▼▼▼

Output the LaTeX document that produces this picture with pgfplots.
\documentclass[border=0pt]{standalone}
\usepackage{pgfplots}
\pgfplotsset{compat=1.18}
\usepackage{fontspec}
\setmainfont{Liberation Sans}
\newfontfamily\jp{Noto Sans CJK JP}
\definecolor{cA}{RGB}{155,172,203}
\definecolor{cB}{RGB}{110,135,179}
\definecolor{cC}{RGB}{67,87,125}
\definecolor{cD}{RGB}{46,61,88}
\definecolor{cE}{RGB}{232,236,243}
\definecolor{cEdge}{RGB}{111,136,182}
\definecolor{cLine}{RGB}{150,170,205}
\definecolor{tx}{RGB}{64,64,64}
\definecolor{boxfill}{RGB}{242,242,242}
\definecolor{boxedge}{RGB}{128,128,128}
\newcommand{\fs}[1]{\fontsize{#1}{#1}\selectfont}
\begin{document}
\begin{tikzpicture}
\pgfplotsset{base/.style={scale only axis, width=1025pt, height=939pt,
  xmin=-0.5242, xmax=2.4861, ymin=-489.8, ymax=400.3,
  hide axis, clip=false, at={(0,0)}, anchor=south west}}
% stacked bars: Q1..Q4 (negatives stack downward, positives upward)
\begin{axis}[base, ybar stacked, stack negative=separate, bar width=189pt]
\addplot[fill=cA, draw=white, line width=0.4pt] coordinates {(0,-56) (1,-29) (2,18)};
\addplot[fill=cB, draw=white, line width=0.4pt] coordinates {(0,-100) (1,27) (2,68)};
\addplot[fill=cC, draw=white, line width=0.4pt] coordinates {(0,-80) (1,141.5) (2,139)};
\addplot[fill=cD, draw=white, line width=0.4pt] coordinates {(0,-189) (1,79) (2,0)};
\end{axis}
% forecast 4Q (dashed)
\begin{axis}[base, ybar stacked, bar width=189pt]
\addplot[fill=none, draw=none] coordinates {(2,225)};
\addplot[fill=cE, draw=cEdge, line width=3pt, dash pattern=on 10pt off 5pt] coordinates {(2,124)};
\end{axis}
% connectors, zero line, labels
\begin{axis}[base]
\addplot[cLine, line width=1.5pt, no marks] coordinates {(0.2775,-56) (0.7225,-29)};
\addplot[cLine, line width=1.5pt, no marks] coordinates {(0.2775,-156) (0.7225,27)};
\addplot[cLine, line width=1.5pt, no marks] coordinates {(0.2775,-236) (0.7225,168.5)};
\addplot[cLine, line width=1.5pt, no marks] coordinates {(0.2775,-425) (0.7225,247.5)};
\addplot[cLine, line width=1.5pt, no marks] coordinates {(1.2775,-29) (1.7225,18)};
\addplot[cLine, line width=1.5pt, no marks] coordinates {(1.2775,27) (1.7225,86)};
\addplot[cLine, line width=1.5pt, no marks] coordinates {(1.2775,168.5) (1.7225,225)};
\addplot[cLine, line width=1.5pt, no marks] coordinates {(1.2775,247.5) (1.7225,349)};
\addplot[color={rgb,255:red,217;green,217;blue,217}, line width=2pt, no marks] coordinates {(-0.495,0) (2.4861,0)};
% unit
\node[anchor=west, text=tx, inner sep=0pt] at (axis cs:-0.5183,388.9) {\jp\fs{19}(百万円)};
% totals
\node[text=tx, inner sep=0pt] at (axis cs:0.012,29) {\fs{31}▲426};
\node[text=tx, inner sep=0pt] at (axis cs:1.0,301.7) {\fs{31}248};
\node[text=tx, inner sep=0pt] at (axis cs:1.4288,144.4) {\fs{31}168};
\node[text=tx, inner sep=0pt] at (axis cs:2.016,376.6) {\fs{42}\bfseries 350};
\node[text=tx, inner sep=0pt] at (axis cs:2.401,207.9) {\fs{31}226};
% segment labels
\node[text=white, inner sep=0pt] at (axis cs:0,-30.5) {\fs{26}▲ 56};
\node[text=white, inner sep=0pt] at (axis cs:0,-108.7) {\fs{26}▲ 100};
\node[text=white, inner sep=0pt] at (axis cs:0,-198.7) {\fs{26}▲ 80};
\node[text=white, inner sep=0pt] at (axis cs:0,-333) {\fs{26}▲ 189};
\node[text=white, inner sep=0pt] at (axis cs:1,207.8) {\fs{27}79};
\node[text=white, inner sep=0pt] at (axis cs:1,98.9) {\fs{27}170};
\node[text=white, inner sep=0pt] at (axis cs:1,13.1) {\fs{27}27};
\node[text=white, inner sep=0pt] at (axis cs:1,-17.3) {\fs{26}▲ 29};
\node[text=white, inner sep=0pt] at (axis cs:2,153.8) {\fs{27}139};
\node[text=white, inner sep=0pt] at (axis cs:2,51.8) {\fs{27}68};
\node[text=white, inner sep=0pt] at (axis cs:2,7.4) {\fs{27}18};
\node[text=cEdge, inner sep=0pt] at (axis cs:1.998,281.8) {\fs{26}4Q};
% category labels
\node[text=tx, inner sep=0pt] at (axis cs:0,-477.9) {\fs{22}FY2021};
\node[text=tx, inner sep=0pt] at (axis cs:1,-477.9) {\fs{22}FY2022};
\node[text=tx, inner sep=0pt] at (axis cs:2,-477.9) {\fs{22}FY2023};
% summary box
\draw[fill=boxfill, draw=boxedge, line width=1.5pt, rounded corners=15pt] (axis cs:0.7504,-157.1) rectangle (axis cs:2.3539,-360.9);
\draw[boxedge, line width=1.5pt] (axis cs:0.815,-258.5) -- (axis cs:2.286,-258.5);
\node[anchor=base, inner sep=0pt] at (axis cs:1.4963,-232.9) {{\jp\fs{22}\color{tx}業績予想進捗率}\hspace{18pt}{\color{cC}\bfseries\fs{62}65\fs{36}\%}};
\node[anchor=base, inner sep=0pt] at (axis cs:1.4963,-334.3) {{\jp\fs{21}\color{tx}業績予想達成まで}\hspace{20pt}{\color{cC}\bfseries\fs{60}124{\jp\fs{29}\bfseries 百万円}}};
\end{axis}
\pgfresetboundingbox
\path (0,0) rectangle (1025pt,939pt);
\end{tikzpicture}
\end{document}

▲▲▲

Restate the whole listing exactly.

## Complete output
Output the LaTeX document that produces this picture with pgfplots.
\documentclass[border=0pt]{standalone}
\usepackage{pgfplots}
\pgfplotsset{compat=1.18}
\usepackage{fontspec}
\setmainfont{Liberation Sans}
\newfontfamily\jp{Noto Sans CJK JP}
\definecolor{cA}{RGB}{155,172,203}
\definecolor{cB}{RGB}{110,135,179}
\definecolor{cC}{RGB}{67,87,125}
\definecolor{cD}{RGB}{46,61,88}
\definecolor{cE}{RGB}{232,236,243}
\definecolor{cEdge}{RGB}{111,136,182}
\definecolor{cLine}{RGB}{150,170,205}
\definecolor{tx}{RGB}{64,64,64}
\definecolor{boxfill}{RGB}{242,242,242}
\definecolor{boxedge}{RGB}{128,128,128}
\newcommand{\fs}[1]{\fontsize{#1}{#1}\selectfont}
\begin{document}
\begin{tikzpicture}
\pgfplotsset{base/.style={scale only axis, width=1025pt, height=939pt,
  xmin=-0.5242, xmax=2.4861, ymin=-489.8, ymax=400.3,
  hide axis, clip=false, at={(0,0)}, anchor=south west}}
% stacked bars: Q1..Q4 (negatives stack downward, positives upward)
\begin{axis}[base, ybar stacked, stack negative=separate, bar width=189pt]
\addplot[fill=cA, draw=white, line width=0.4pt] coordinates {(0,-56) (1,-29) (2,18)};
\addplot[fill=cB, draw=white, line width=0.4pt] coordinates {(0,-100) (1,27) (2,68)};
\addplot[fill=cC, draw=white, line width=0.4pt] coordinates {(0,-80) (1,141.5) (2,139)};
\addplot[fill=cD, draw=white, line width=0.4pt] coordinates {(0,-189) (1,79) (2,0)};
\end{axis}
% forecast 4Q (dashed)
\begin{axis}[base, ybar stacked, bar width=189pt]
\addplot[fill=none, draw=none] coordinates {(2,225)};
\addplot[fill=cE, draw=cEdge, line width=3pt, dash pattern=on 10pt off 5pt] coordinates {(2,124)};
\end{axis}
% connectors, zero line, labels
\begin{axis}[base]
\addplot[cLine, line width=1.5pt, no marks] coordinates {(0.2775,-56) (0.7225,-29)};
\addplot[cLine, line width=1.5pt, no marks] coordinates {(0.2775,-156) (0.7225,27)};
\addplot[cLine, line width=1.5pt, no marks] coordinates {(0.2775,-236) (0.7225,168.5)};
\addplot[cLine, line width=1.5pt, no marks] coordinates {(0.2775,-425) (0.7225,247.5)};
\addplot[cLine, line width=1.5pt, no marks] coordinates {(1.2775,-29) (1.7225,18)};
\addplot[cLine, line width=1.5pt, no marks] coordinates {(1.2775,27) (1.7225,86)};
\addplot[cLine, line width=1.5pt, no marks] coordinates {(1.2775,168.5) (1.7225,225)};
\addplot[cLine, line width=1.5pt, no marks] coordinates {(1.2775,247.5) (1.7225,349)};
\addplot[color={rgb,255:red,217;green,217;blue,217}, line width=2pt, no marks] coordinates {(-0.495,0) (2.4861,0)};
% unit
\node[anchor=west, text=tx, inner sep=0pt] at (axis cs:-0.5183,388.9) {\jp\fs{19}(百万円)};
% totals
\node[text=tx, inner sep=0pt] at (axis cs:0.012,29) {\fs{31}▲426};
\node[text=tx, inner sep=0pt] at (axis cs:1.0,301.7) {\fs{31}248};
\node[text=tx, inner sep=0pt] at (axis cs:1.4288,144.4) {\fs{31}168};
\node[text=tx, inner sep=0pt] at (axis cs:2.016,376.6) {\fs{42}\bfseries 350};
\node[text=tx, inner sep=0pt] at (axis cs:2.401,207.9) {\fs{31}226};
% segment labels
\node[text=white, inner sep=0pt] at (axis cs:0,-30.5) {\fs{26}▲ 56};
\node[text=white, inner sep=0pt] at (axis cs:0,-108.7) {\fs{26}▲ 100};
\node[text=white, inner sep=0pt] at (axis cs:0,-198.7) {\fs{26}▲ 80};
\node[text=white, inner sep=0pt] at (axis cs:0,-333) {\fs{26}▲ 189};
\node[text=white, inner sep=0pt] at (axis cs:1,207.8) {\fs{27}79};
\node[text=white, inner sep=0pt] at (axis cs:1,98.9) {\fs{27}170};
\node[text=white, inner sep=0pt] at (axis cs:1,13.1) {\fs{27}27};
\node[text=white, inner sep=0pt] at (axis cs:1,-17.3) {\fs{26}▲ 29};
\node[text=white, inner sep=0pt] at (axis cs:2,153.8) {\fs{27}139};
\node[text=white, inner sep=0pt] at (axis cs:2,51.8) {\fs{27}68};
\node[text=white, inner sep=0pt] at (axis cs:2,7.4) {\fs{27}18};
\node[text=cEdge, inner sep=0pt] at (axis cs:1.998,281.8) {\fs{26}4Q};
% category labels
\node[text=tx, inner sep=0pt] at (axis cs:0,-477.9) {\fs{22}FY2021};
\node[text=tx, inner sep=0pt] at (axis cs:1,-477.9) {\fs{22}FY2022};
\node[text=tx, inner sep=0pt] at (axis cs:2,-477.9) {\fs{22}FY2023};
% summary box
\draw[fill=boxfill, draw=boxedge, line width=1.5pt, rounded corners=15pt] (axis cs:0.7504,-157.1) rectangle (axis cs:2.3539,-360.9);
\draw[boxedge, line width=1.5pt] (axis cs:0.815,-258.5) -- (axis cs:2.286,-258.5);
\node[anchor=base, inner sep=0pt] at (axis cs:1.4963,-232.9) {{\jp\fs{22}\color{tx}業績予想進捗率}\hspace{18pt}{\color{cC}\bfseries\fs{62}65\fs{36}\%}};
\node[anchor=base, inner sep=0pt] at (axis cs:1.4963,-334.3) {{\jp\fs{21}\color{tx}業績予想達成まで}\hspace{20pt}{\color{cC}\bfseries\fs{60}124{\jp\fs{29}\bfseries 百万円}}};
\end{axis}
\pgfresetboundingbox
\path (0,0) rectangle (1025pt,939pt);
\end{tikzpicture}
\end{document}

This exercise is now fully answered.